* [EXERCISE REQUIREMENTS]: Both boundary lines count: repeat, exactly and alone, the lines from the one containing "Write a Python" to the one containing "import numpy as np", with pictures left out.

(Figure scripts)

┌──

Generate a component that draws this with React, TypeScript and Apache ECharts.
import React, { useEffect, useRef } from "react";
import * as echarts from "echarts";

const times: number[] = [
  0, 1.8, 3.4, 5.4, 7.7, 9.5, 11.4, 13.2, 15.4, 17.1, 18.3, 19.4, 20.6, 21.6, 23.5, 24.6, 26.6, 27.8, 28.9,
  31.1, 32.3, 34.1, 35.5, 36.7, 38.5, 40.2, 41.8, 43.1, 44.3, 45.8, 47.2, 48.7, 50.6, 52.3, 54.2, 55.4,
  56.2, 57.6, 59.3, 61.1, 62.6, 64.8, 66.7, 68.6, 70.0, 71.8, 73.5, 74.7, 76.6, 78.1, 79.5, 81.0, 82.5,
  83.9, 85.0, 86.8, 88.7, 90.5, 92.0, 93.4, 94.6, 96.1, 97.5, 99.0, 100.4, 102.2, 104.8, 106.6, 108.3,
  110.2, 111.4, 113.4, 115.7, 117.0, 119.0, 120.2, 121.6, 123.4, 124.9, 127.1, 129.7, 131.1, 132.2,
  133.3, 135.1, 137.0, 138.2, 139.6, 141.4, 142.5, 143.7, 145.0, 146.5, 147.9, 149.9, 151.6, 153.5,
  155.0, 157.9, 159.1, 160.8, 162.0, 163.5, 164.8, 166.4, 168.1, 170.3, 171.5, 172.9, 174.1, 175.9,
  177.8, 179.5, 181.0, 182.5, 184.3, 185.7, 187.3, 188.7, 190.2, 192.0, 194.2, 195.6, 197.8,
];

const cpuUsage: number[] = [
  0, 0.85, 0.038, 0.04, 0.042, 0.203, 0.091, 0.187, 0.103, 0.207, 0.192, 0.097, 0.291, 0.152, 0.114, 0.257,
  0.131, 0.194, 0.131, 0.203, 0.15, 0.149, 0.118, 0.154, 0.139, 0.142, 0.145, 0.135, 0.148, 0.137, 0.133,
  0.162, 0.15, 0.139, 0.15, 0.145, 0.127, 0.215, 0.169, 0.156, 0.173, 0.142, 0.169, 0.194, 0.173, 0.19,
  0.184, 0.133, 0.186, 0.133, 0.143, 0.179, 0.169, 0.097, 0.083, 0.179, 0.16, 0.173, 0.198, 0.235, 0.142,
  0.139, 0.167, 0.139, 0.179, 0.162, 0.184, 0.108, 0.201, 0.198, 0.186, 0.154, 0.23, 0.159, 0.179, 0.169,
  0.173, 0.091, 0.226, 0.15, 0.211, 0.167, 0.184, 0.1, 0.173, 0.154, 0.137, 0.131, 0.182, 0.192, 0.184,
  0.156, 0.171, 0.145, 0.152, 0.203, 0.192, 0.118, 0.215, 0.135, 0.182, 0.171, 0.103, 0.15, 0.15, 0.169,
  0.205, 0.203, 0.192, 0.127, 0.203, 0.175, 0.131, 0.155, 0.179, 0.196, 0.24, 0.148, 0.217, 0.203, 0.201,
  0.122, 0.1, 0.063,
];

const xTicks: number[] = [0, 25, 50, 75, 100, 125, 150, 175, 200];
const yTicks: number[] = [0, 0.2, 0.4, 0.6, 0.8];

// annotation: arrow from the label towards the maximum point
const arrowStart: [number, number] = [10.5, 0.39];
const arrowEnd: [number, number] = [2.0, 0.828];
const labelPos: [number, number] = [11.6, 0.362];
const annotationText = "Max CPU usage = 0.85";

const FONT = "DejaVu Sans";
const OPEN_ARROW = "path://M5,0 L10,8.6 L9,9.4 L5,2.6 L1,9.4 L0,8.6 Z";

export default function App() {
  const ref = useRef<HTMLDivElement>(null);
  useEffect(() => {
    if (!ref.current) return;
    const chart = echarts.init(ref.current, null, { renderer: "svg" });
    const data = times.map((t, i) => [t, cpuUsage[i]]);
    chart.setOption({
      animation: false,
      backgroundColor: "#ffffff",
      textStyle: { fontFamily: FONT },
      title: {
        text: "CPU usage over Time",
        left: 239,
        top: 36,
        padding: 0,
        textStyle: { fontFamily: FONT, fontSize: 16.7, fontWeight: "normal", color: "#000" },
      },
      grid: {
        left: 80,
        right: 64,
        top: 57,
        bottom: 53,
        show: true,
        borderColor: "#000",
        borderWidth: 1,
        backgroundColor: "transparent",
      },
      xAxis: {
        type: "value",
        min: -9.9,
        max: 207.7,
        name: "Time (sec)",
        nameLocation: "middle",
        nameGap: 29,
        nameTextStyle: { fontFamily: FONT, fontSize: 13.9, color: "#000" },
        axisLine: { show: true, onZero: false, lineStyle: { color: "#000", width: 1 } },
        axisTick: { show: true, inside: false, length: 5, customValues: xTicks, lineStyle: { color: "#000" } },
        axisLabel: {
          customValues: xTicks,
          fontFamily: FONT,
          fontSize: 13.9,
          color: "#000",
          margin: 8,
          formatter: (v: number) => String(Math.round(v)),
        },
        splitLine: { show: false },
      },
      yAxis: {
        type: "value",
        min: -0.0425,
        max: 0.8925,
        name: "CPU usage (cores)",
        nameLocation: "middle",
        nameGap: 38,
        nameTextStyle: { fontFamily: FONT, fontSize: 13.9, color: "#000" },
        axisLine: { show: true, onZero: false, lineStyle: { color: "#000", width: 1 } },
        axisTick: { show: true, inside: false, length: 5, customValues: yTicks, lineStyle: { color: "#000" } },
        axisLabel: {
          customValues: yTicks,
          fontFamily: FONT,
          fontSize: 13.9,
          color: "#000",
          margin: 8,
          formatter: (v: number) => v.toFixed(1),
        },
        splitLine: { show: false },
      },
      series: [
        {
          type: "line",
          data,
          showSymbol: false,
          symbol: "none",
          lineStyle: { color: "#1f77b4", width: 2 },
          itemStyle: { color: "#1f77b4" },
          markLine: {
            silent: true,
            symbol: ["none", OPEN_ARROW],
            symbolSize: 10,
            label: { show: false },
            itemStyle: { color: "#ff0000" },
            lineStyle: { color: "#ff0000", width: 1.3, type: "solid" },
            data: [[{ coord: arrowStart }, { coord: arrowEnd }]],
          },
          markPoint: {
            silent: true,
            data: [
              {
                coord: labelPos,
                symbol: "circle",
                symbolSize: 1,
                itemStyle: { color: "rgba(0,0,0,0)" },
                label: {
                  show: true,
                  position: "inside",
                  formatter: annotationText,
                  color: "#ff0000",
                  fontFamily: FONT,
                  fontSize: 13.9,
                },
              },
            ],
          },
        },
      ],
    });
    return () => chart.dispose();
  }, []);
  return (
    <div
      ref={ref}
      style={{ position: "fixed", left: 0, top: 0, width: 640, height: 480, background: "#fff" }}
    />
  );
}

└──
┌──

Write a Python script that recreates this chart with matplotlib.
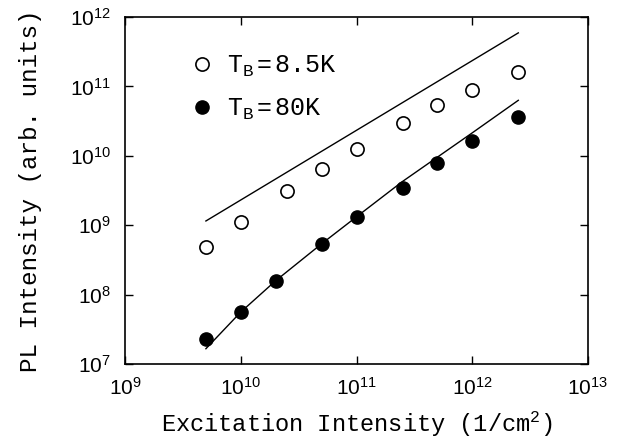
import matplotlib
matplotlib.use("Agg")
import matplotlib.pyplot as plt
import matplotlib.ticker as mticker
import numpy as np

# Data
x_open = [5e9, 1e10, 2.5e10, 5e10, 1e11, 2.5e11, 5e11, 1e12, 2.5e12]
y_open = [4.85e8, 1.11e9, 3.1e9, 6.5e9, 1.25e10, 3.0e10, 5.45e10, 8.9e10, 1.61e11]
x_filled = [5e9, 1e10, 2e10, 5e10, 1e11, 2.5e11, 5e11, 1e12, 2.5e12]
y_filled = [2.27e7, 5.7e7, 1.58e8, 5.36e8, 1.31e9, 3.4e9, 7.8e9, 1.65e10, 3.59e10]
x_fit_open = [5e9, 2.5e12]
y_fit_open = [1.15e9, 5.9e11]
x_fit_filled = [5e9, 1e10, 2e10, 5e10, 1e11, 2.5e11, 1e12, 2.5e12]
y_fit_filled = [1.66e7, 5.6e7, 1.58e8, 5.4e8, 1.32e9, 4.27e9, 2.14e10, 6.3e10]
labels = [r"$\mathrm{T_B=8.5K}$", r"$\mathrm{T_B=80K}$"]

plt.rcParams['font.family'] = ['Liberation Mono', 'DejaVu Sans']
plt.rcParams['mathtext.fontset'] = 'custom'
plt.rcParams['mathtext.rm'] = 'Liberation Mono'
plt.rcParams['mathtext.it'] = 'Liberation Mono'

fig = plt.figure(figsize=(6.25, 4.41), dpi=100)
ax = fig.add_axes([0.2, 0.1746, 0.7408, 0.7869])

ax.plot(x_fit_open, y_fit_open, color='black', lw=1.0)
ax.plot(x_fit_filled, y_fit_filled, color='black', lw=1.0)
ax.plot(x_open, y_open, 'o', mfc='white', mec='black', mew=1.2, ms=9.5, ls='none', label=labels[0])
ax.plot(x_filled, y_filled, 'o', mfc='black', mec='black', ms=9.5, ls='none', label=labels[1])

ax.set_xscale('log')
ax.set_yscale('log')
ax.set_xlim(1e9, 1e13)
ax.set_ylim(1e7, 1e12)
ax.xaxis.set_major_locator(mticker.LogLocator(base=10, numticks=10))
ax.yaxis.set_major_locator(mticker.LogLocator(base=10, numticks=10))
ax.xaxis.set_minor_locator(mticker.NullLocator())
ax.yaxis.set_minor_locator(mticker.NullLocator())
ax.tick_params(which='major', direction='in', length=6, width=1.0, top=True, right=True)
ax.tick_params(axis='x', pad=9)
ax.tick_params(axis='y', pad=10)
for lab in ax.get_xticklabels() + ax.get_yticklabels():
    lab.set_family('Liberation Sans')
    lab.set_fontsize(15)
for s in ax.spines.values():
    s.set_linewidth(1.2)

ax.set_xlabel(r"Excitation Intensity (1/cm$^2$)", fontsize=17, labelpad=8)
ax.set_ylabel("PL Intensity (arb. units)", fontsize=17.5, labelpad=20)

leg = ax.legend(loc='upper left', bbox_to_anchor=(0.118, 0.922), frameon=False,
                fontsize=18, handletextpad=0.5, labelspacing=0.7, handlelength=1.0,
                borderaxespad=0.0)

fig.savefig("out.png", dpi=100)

└──
┌──

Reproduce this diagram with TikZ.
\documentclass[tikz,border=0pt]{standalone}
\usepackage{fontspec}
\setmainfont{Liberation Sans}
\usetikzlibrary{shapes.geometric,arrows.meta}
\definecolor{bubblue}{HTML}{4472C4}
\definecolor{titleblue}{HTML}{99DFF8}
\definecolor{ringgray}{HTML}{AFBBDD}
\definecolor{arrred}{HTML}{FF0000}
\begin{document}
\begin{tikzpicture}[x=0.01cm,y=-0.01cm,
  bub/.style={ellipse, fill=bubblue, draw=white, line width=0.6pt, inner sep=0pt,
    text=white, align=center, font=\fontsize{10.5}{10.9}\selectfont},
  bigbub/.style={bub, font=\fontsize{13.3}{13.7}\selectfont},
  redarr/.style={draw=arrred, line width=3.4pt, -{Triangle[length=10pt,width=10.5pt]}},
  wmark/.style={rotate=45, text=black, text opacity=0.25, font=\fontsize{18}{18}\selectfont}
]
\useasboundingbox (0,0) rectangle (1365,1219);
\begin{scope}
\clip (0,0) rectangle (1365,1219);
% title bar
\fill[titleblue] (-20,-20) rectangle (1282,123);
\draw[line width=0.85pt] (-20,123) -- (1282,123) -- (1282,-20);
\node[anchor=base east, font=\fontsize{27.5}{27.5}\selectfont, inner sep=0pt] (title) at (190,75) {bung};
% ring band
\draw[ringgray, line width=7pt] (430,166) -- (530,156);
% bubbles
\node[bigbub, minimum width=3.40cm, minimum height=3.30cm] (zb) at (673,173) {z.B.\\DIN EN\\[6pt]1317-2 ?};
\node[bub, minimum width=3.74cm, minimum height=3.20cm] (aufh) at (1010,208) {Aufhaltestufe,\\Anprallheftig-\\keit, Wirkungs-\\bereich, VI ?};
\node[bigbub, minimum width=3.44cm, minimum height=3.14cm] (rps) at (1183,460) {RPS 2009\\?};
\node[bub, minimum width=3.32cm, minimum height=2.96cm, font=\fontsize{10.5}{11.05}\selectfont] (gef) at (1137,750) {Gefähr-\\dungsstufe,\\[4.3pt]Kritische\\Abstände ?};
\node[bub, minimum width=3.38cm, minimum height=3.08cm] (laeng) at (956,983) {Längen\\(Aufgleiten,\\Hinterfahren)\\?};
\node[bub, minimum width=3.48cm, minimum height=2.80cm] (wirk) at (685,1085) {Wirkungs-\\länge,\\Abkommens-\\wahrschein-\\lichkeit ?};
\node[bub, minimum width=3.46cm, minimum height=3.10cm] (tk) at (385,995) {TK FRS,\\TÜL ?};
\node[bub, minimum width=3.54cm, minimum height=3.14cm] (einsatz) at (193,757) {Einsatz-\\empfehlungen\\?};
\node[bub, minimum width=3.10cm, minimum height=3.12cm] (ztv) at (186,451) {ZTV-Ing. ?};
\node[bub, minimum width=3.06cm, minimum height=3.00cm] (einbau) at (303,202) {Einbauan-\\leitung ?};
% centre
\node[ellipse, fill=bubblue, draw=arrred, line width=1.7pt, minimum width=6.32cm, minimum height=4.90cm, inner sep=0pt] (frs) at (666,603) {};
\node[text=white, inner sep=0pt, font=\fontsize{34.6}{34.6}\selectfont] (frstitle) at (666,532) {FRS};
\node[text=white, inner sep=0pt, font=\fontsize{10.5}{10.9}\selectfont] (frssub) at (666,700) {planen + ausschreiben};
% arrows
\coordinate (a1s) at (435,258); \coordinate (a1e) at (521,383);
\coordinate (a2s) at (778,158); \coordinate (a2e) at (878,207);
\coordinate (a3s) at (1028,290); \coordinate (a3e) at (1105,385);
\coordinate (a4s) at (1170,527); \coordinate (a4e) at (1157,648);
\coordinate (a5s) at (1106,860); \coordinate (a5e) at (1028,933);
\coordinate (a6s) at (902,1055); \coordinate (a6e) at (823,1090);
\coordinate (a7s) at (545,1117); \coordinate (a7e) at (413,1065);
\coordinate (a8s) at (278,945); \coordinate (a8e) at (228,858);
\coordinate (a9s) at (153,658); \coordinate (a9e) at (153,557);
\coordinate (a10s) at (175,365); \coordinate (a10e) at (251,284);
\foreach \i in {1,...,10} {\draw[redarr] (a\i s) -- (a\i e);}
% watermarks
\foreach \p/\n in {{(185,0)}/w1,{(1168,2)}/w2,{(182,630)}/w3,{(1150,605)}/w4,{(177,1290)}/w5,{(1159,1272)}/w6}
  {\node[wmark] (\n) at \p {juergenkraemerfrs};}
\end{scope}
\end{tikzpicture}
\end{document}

└──

* [RESULT]:
Write a Python script that recreates this chart with matplotlib.
import matplotlib
matplotlib.use("Agg")
import matplotlib.pyplot as plt
import matplotlib.ticker as mticker
import numpy as np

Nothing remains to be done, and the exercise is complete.